── Material

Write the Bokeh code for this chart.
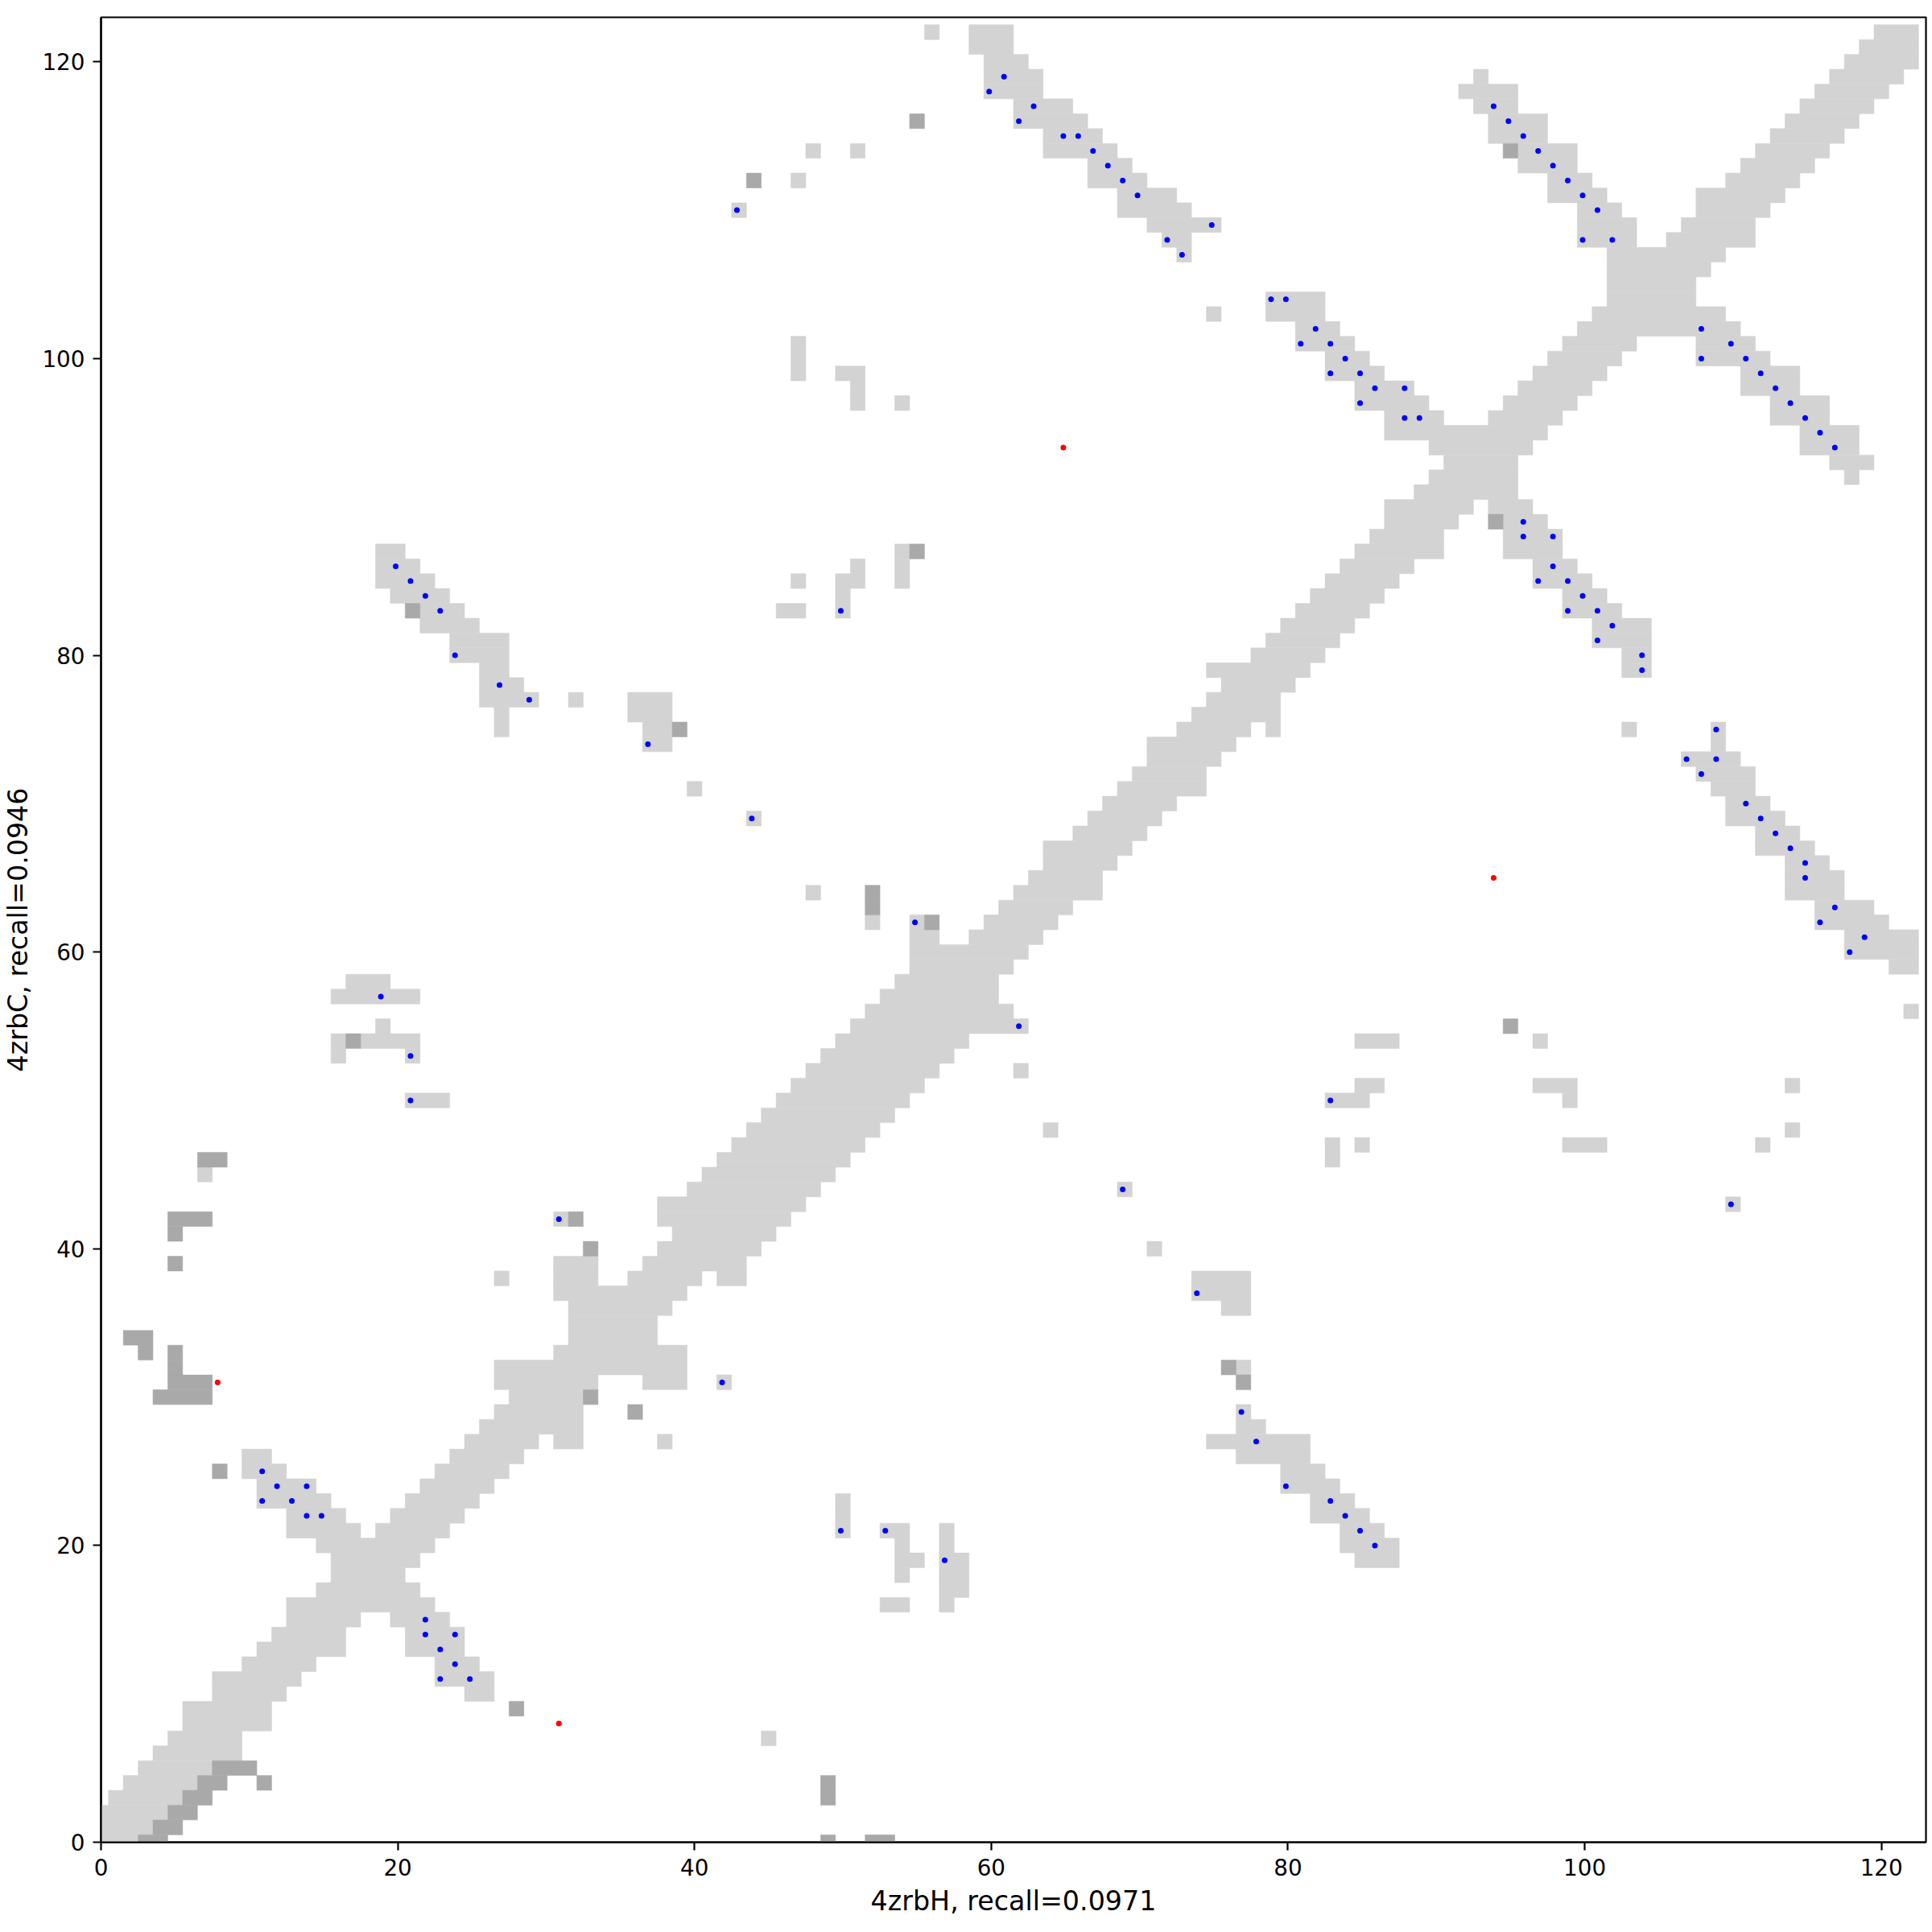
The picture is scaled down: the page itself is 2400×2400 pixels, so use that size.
from bokeh.plotting import figure
from bokeh.embed import file_html
from bokeh.resources import INLINE
from bokeh.models import FixedTicker, Range1d

X_LABEL = "4zrbH, recall=0.0971"
Y_LABEL = "4zrbC, recall=0.0946"
TICKS = [0, 20, 40, 60, 80, 100, 120]

# Light cells, read as (row, first column, last column) on and right of the diagonal; the map is mirrored.
light_runs = [
    (0,0,2),(1,1,3),(2,2,4),(3,3,5),(4,4,6),(5,5,7),(6,6,9),(7,7,9),(7,45,45),(8,8,11),(9,9,11),
    (10,10,12),(10,25,26),(11,11,13),(11,23,26),(12,12,14),(12,23,25),(13,13,16),(13,21,24),
    (14,14,16),(14,21,24),(15,15,17),(15,20,23),(16,16,22),(16,53,54),(16,57,57),(17,17,21),(17,57,58),
    (18,18,20),(18,54,54),(18,57,58),(19,19,21),(19,54,55),(19,57,58),(19,85,87),
    (20,20,22),(20,54,54),(20,57,57),(20,84,87),(21,21,23),(21,50,50),(21,53,54),(21,57,57),(21,84,86),
    (22,22,24),(22,50,50),(22,82,85),(23,23,25),(23,50,50),(23,82,84),(24,24,26),(24,80,83),
    (25,25,27),(25,80,82),(26,26,28),(26,77,81),(27,27,29),(27,31,32),(27,38,38),(27,75,81),
    (28,28,32),(28,77,78),(29,29,32),(29,77,77),(30,30,32),(31,31,33),(31,37,39),(31,42,42),
    (32,32,39),(32,77,77),(33,33,39),(34,34,37),(35,35,37),(36,36,38),(36,76,77),(37,37,39),(37,74,77),
    (38,38,40),(38,42,43),(38,74,77),(39,39,43),(40,40,44),(40,71,71),(41,41,45),(42,42,46),
    (43,43,47),(43,110,110),(44,44,48),(44,69,69),(45,45,49),(46,46,50),(46,83,83),
    (47,47,51),(47,83,83),(47,85,85),(47,99,101),(47,112,112),(48,48,52),(48,64,64),(48,114,114),
    (49,49,53),(50,50,54),(50,83,85),(50,99,99),(51,51,55),(51,85,86),(51,97,99),(51,114,114),
    (52,52,56),(52,62,62),(53,53,57),(54,54,58),(54,85,87),(54,97,97),(55,55,62),(56,56,61),(56,122,122),
    (57,57,60),(58,58,60),(59,59,61),(59,121,122),(60,60,62),(60,118,122),(61,61,63),(61,118,122),
    (62,62,64),(62,116,120),(63,63,65),(63,116,119),(64,64,67),(64,114,117),(65,65,67),(65,114,117),
    (66,66,68),(66,114,116),(67,67,69),(67,112,115),(68,68,70),(68,112,114),(69,69,71),(69,110,113),
    (70,70,72),(70,110,112),(71,71,74),(71,109,111),(72,72,74),(72,108,111),(73,73,75),(73,107,110),
    (74,74,76),(74,109,109),(75,75,77),(75,79,79),(75,103,103),(75,109,109),(76,76,79),(77,77,79),
    (78,78,80),(79,79,81),(79,103,104),(80,80,82),(80,103,104),(81,81,83),(81,101,104),
    (82,82,84),(82,101,104),(83,83,85),(83,99,102),(84,84,86),(84,99,101),(85,85,87),(85,97,100),
    (86,86,88),(86,97,99),(87,87,90),(87,95,98),(88,88,90),(88,95,98),(89,89,91),(89,95,97),
    (90,90,92),(90,94,96),(91,91,95),(92,92,95),(92,118,118),(93,93,95),(93,117,119),
    (94,94,96),(94,115,118),(95,95,97),(95,115,118),(96,96,98),(96,113,116),(97,97,99),(97,113,116),
    (98,98,100),(98,111,114),(99,99,101),(99,111,114),(100,100,102),(100,108,112),
    (101,101,103),(101,108,111),(102,102,110),(103,103,109),(104,104,107),(105,105,107),
    (106,106,108),(107,107,109),(108,108,111),(109,109,111),(110,110,112),(111,111,113),
    (112,112,114),(113,113,115),(114,114,116),(115,115,117),(116,116,118),(117,117,119),
    (118,118,120),(119,119,121),(120,120,122),(121,121,122),(122,122,122),
]

dark_x = [3,4,4,5,5,6,6,7,7,8,11,8,9,10,28,8,33,36,4,5,6,7,5,6,7,5,5,3,2,3,5,33,5,5,6,7,32,7,8,
          17,39,21,55,52,52,56,55,44,94,95,95,76,77,49,52,53,49,49]
dark_y = [0,0,1,1,2,2,3,3,4,4,4,5,5,5,9,25,30,29,30,30,30,30,31,31,31,32,33,33,34,34,39,40,41,42,42,42,42,46,46,
          54,75,83,87,63,64,62,116,112,89,114,55,32,31,0,0,0,3,4]

blue_x = [22,22,24,23,24,23,25,11,12,14,11,13,14,15,
          42,50,53,57,74,77,78,80,83,84,85,86,
          24,27,29,37,19,21,21,31,44,55,62,69,
          101,104,104,109,107,109,108,111,112,113,114,115,115,117,116,119,118,83,110,
          20,21,22,23,
          61,60,63,62,65,66,67,68,69,70,43,75,72,73,79,80,81,50,
          94,95,96,97,98,99,100,101,100,102,82,108,83,110,84,108,111,83,85,112,86,88,113,85,114,
          88,89,115,116,117,96,96,98,98,97,99,100,99,101,102]
blue_y = [15,14,14,13,12,11,11,25,24,24,23,23,22,22,
          31,21,21,19,37,29,27,24,23,22,21,20,
          80,78,77,74,57,53,50,42,69,62,55,44,
          81,80,79,75,73,73,72,70,69,68,67,66,65,63,62,61,60,50,43,
          86,85,84,83,
          119,118,117,116,115,115,114,113,112,111,110,109,108,107,104,104,101,83,
          117,116,115,114,113,112,111,110,108,108,102,102,101,101,100,100,100,99,99,99,98,98,98,97,97,
          96,96,96,95,94,89,88,88,86,85,85,84,83,83,82]

red_x = [8, 31, 65, 94]
red_y = [31, 8, 94, 65]

LIGHT = "#d3d3d3"
DARK = "#a9a9a9"
FONT = "DejaVu Sans"
TICK_PX = "27.8px"
LABEL_PX = "33.3px"
LW = 2.2
MARK_SHIFT = 0.14

cells = set()
for row, first, last in light_runs:
    for col in range(first, last + 1):
        cells.add((col, row))
        cells.add((row, col))


def rows_of(cell_set):
    left, right, bottom, top = [], [], [], []
    by_row = {}
    for col, row in cell_set:
        by_row.setdefault(row, []).append(col)
    for row, cols in by_row.items():
        cols = sorted(cols)
        start = prev = cols[0]
        for col in cols[1:] + [None]:
            if col is None or col != prev + 1:
                left.append(start - 0.5); right.append(prev + 0.5)
                bottom.append(row - 0.5); top.append(row + 0.5)
                start = col
            prev = col
    return left, right, bottom, top


p = figure(width=2394, height=2394, output_backend="svg", toolbar_location=None,
           x_range=Range1d(0, 123), y_range=Range1d(0, 123),
           min_border_left=125, min_border_right=2, min_border_top=21, min_border_bottom=106)
p.grid.visible = False
p.background_fill_color = "white"
p.outline_line_color = "black"
p.outline_line_width = LW

l, r, b, t = rows_of(cells)
p.quad(left=l, right=r, bottom=b, top=t, fill_color=LIGHT, line_color=LIGHT, line_width=0.5)
l, r, b, t = rows_of(set(zip(dark_x, dark_y)))
p.quad(left=l, right=r, bottom=b, top=t, fill_color=DARK, line_color=DARK, line_width=0.5)

p.scatter([v - MARK_SHIFT for v in blue_x], blue_y, size=7, color="#0000ff", line_color=None)
p.scatter([v - MARK_SHIFT for v in red_x], red_y, size=7, color="#ff0000", line_color=None)

for ax, label in ((p.xaxis[0], X_LABEL), (p.yaxis[0], Y_LABEL)):
    ax.ticker = FixedTicker(ticks=TICKS)
    ax.axis_label = label
    ax.axis_label_text_font = FONT
    ax.axis_label_text_font_size = LABEL_PX
    ax.axis_label_text_font_style = "normal"
    ax.axis_label_text_color = "black"
    ax.major_label_text_font = FONT
    ax.major_label_text_font_size = TICK_PX
    ax.major_label_text_color = "black"
    ax.axis_line_color = "black"
    ax.axis_line_width = LW
    ax.major_tick_line_color = "black"
    ax.major_tick_line_width = LW
    ax.major_tick_in = 0
    ax.major_tick_out = 10
    ax.minor_tick_line_color = None
    ax.major_label_standoff = 10
p.xaxis[0].axis_label_standoff = 9
p.yaxis[0].axis_label_standoff = 7

open("out.html", "w").write(file_html(p, INLINE))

────

Aim of the exercise | Please extract exactly the lines of the data, from the first through the line containing "TICKS = [0, 20, 40, 60, 80, 100, 120]", and add no pictures to the copy.

Written solution |
Write the Bokeh code for this chart.
The picture is scaled down: the page itself is 2400×2400 pixels, so use that size.
from bokeh.plotting import figure
from bokeh.embed import file_html
from bokeh.resources import INLINE
from bokeh.models import FixedTicker, Range1d

X_LABEL = "4zrbH, recall=0.0971"
Y_LABEL = "4zrbC, recall=0.0946"
TICKS = [0, 20, 40, 60, 80, 100, 120]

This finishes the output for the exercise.